Goldname · March 31, 2024, 7:05pm

You’re correct that I am using Adam and that this spike occurs at the first iteration. However, the trainable parameters of my model is very small. I don’t see why Adam is using 20 gb of ram for a small model.

srishti-git1110 · April 2, 2024, 10:22am

I see.
Could you please see and share the output of the following -

param_size = sum([param.nelement() for param in model.parameters()])
optimizer_size = sum([param.nelement() for param in optimizer.param_groups[0]['params']])
grads_size = param_size
input_batch_size = # no. of units in the input batch. For eg. batch_size * 3 (channels) * 32 * 32 (image dimensions)

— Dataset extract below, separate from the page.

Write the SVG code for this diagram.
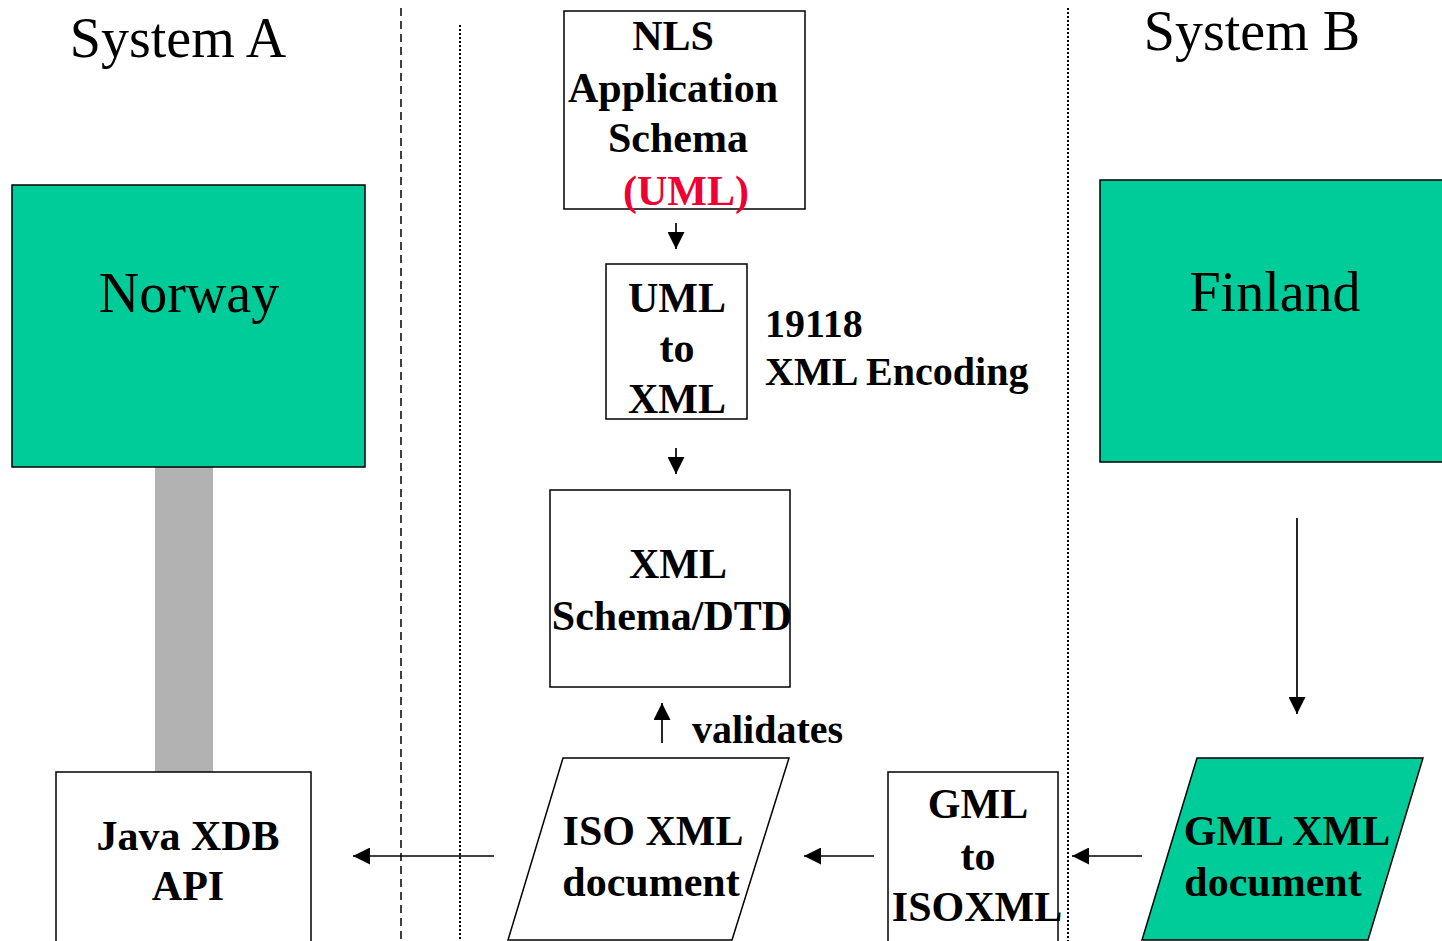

total_units = param_size + optimizer_size + grads_size + input_batch_size # forward activations are missing here btw
total_vram = total_units * 4 / (1024**3)
print(total_vram)

This should give you an idea of how much memory is being taken up by each part of the pipeline. Note that I have not included forward activations in this code (you need to register forward hooks for that) but let’s get an idea using this once.